If you truly feel lost, you may want to consider starting off your Israel experience in a yeshiva or seminary or on a moshav, live-in ulpan or kibbutz. All of these options offer inborn support systems and are great ways to build your community, especially if you are single. Besides living with roommates for a few years, I was also a madricha (RA) for 5 different places at different times, which minimized living expenses and gave me supportive surroundings, for the most part.
In my opinion, if you are married, it’s good to prioritize moving to a place with likeminded people, or at least people who speak English. I always thought this was a cop out – why would you move to Israel to continue speaking English? – but the truth is, there’s plenty to get used to when you move, and you can chose a more Israeli neighborhood in the future. Be nice to yourself and do what will make you feel comfortable, because you are more likely to stay in Israel if it feels like home.
3. How is my health?
This one is a subcategory of the last one, but as someone who went from doctor to doctor in Israel trying to find someone to help me, only to be properly diagnosed and treated in the US, I realize how important having the right contacts are. I never bothered getting referrals for good doctors or asking others how dealt with things. I found it difficult to learn a new medical system, so I always went to the doctor who was closest or available soonest. Referrals and connections are important.
If you have a preexisting condition, create a list of the types of doctors and medications/supplements you need, and find out how you can get the right medical attention once you’re there. Send me a message through the contact page if you’d like to be added to a whatsapp group called ‘Doctors in Israel,’ where people often ask for and offer recommendations of good doctors. There are also Facebook groups you can search up with similar titles.
4. How badly do I you want to go?
You may be looking at your decision as a logistical question, but the truth is, that’s only half of the equation. There’s no way to anticipate what your personal experience in Israel will be like. Israel is a country which exists on emunah (faith in G-d) and miracles. Its holiness is often is direct proportion to its physical discomfort, though its landscape and beauty are unparalled.
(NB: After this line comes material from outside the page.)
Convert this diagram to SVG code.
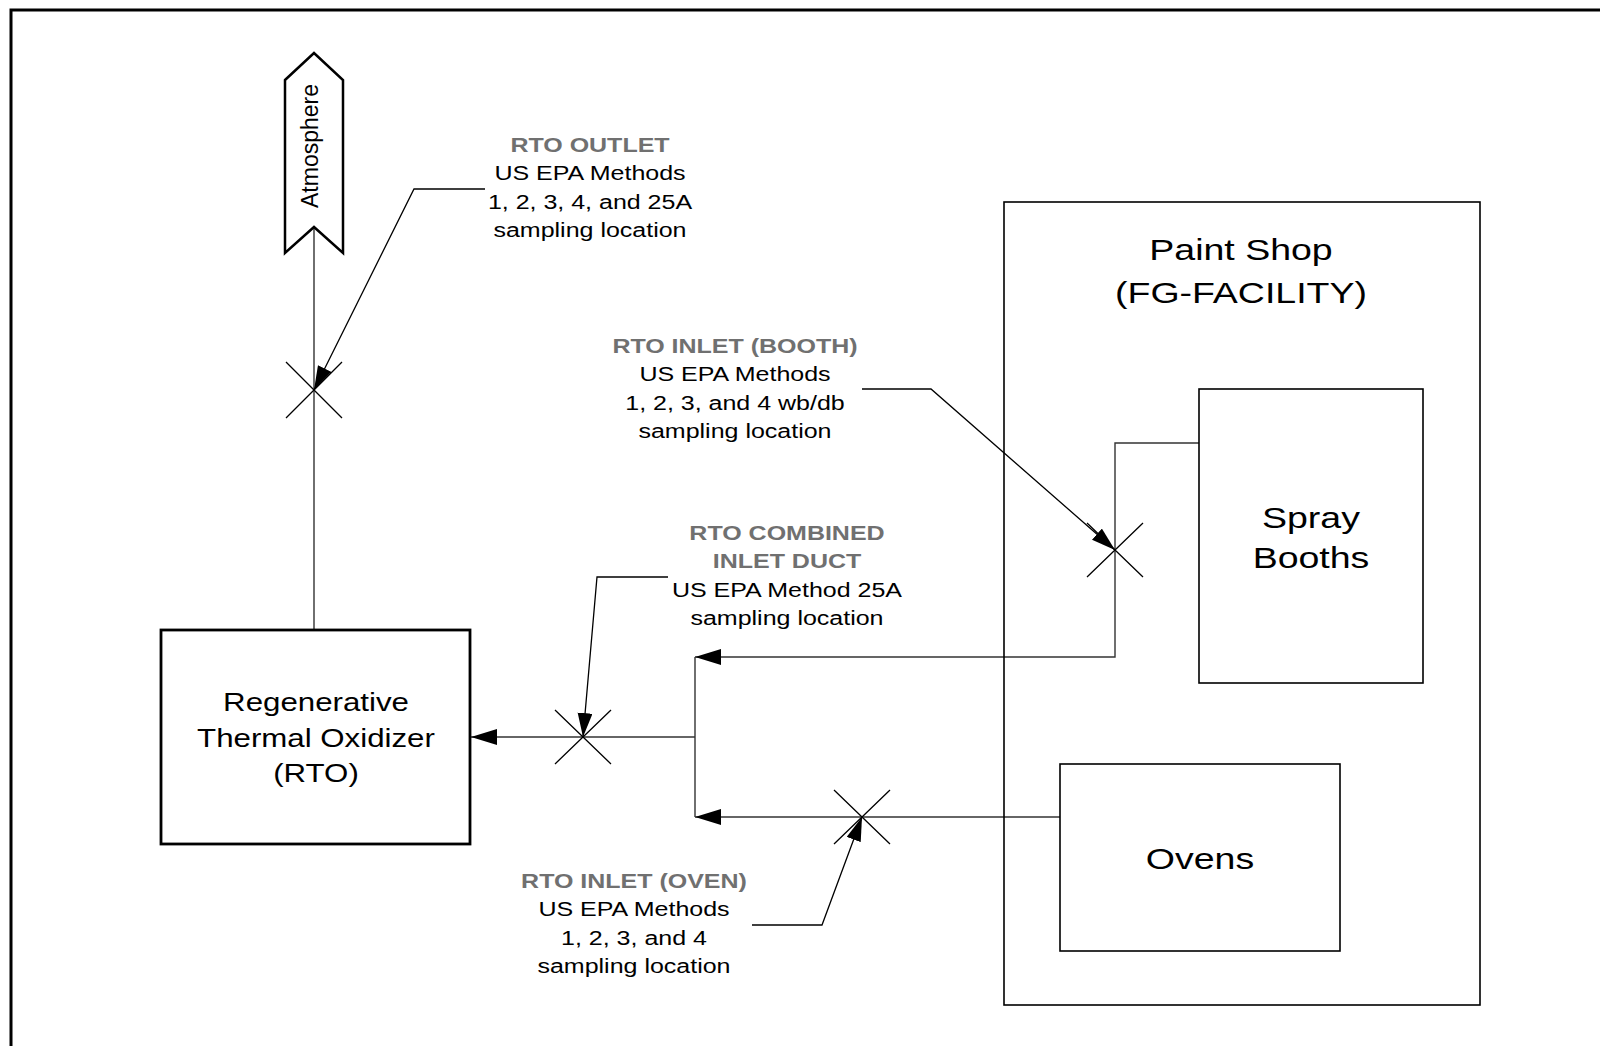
<svg xmlns="http://www.w3.org/2000/svg" width="1600" height="1046" viewBox="0 0 1600 1046">
<style>
text{font-family:"Liberation Sans",Arial,sans-serif;fill:#000}
.sm{font-size:20px;text-anchor:middle}
.ttl{font-size:20px;font-weight:bold;fill:#707070;text-anchor:middle}
.big{font-size:25px;text-anchor:middle}
.lg{font-size:30px;text-anchor:middle}
.box{fill:#fff;stroke:#000;stroke-width:1.6}
.conn{fill:none;stroke:#333;stroke-width:1.4}
.lead{fill:none;stroke:#000;stroke-width:1.3}
.x{stroke:#000;stroke-width:1.3}
</style>
<defs>
<marker id="arr" markerUnits="userSpaceOnUse" markerWidth="28" markerHeight="18" refX="26" refY="8" orient="auto">
<path d="M0,0 L26,8 L0,16 z" fill="#000"/>
</marker>
<marker id="lar" markerUnits="userSpaceOnUse" markerWidth="26" markerHeight="16" refX="24" refY="7.5" orient="auto">
<path d="M0,0 L24,7.5 L0,15 z" fill="#000"/>
</marker>
</defs>
<rect width="1600" height="1046" fill="#fff"/>
<path d="M11 1046 V10 H1600" fill="none" stroke="#000" stroke-width="3"/>

<g id="connectors">
<path class="conn" d="M314 228 V630"/>
<path class="conn" d="M1199 443 H1115 V657 H695" marker-end="url(#arr)"/>
<path class="conn" d="M1060 817 H695" marker-end="url(#arr)"/>
<path class="conn" d="M695 657 V817"/>
<path class="conn" d="M695 737 H471" marker-end="url(#arr)"/>
<path class="lead" d="M485 189 H414 L314 390" marker-end="url(#lar)"/>
<path class="lead" d="M862 389 H931 L1115 550" marker-end="url(#lar)"/>
<path class="lead" d="M668 577 H597 L583 737" marker-end="url(#lar)"/>
<path class="lead" d="M752 925 H822 L862 817" marker-end="url(#lar)"/>
</g>

<g id="sample-points">
<path class="x" d="M286 362 L342 418 M342 362 L286 418"/>
<path class="x" d="M1087 523 L1143 577 M1143 523 L1087 577"/>
<path class="x" d="M555 710 L611 764 M611 710 L555 764"/>
<path class="x" d="M834 790 L890 844 M890 790 L834 844"/>
</g>

<g id="atmosphere">
<path d="M285 80 L314 53 L343 80 V253 L314 227 L285 253 Z" fill="#fff" stroke="#000" stroke-width="2.5" stroke-linejoin="miter"/>
<text transform="translate(318,146) rotate(-90)" x="0" y="0" style="font-size:23px;text-anchor:middle">Atmosphere</text>
</g>

<g id="rto">
<rect x="161" y="630" width="309" height="214" fill="#fff" stroke="#000" stroke-width="2.8"/>
<g transform="matrix(1.25,0,0,1,-79,0)">
<text class="big" x="316" y="711">Regenerative</text>
<text class="big" x="316" y="747">Thermal Oxidizer</text>
<text class="big" x="316" y="782">(RTO)</text>
</g>
</g>

<g id="paint-shop">
<rect class="box" x="1004" y="202" width="476" height="803" fill="none" style="fill:none"/>
<g transform="matrix(1.25,0,0,1,-310.25,0)">
<text class="lg" x="1241" y="260">Paint Shop</text>
<text class="lg" x="1241" y="303">(FG-FACILITY)</text>
</g>
</g>

<g id="spray-booths">
<rect class="box" x="1199" y="389" width="224" height="294"/>
<g transform="matrix(1.25,0,0,1,-327.75,0)">
<text class="lg" x="1311" y="528">Spray</text>
<text class="lg" x="1311" y="568">Booths</text>
</g>
</g>

<g id="ovens">
<rect class="box" x="1060" y="764" width="280" height="187"/>
<g transform="matrix(1.25,0,0,1,-300,0)">
<text class="lg" x="1200" y="869">Ovens</text>
</g>
</g>

<g id="label-outlet" transform="matrix(1.25,0,0,1,-147.5,0)">
<text class="ttl" x="590" y="152">RTO OUTLET</text>
<text class="sm" x="590" y="180.5">US EPA Methods</text>
<text class="sm" x="590" y="209">1, 2, 3, 4, and 25A</text>
<text class="sm" x="590" y="237.5">sampling location</text>
</g>

<g id="label-booth" transform="matrix(1.25,0,0,1,-183.75,0)">
<text class="ttl" x="735" y="353">RTO INLET (BOOTH)</text>
<text class="sm" x="735" y="381.5">US EPA Methods</text>
<text class="sm" x="735" y="410">1, 2, 3, and 4 wb/db</text>
<text class="sm" x="735" y="438.5">sampling location</text>
</g>

<g id="label-combined" transform="matrix(1.25,0,0,1,-196.75,0)">
<text class="ttl" x="787" y="540">RTO COMBINED</text>
<text class="ttl" x="787" y="568.5">INLET DUCT</text>
<text class="sm" x="787" y="597">US EPA Method 25A</text>
<text class="sm" x="787" y="625.5">sampling location</text>
</g>

<g id="label-oven" transform="matrix(1.25,0,0,1,-158.5,0)">
<text class="ttl" x="634" y="888">RTO INLET (OVEN)</text>
<text class="sm" x="634" y="916.5">US EPA Methods</text>
<text class="sm" x="634" y="945">1, 2, 3, and 4</text>
<text class="sm" x="634" y="973.5">sampling location</text>
</g>
</svg>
My feeling living there was that my soul was rejoicing while my body was exhausted. If and when I go back, I plan to do things differently, prioritizing comfort. Had I done that the first time around, I’d probably still be there.
In my opinion, the most important trait to adopt before making aliyah is learning to let go of control. If you can brush things off, take them lightly, be ok with mistakes and having to repeat things numerous times before getting them right, take the unexpected with grace and be patient, you will do marvelously there. Israel is a training ground for humble people; its divine nature is obvious, leaving its residents with only two choices: fight against the circumstances or believe that G-d is running the show. It’s heaven or hell, and it’s your choice.
If you’ve answered these 4 questions and are ready to move forward with your move, remember that you are one of the luckiest people on earth. You live in a rare time in history when Israel is a free, first world country. You have the opportunity to live in the holiest place on earth, where the land itself bears testimony to our Creator.
Wishing you lots of success on your journey! Let me know if I can be of any further help!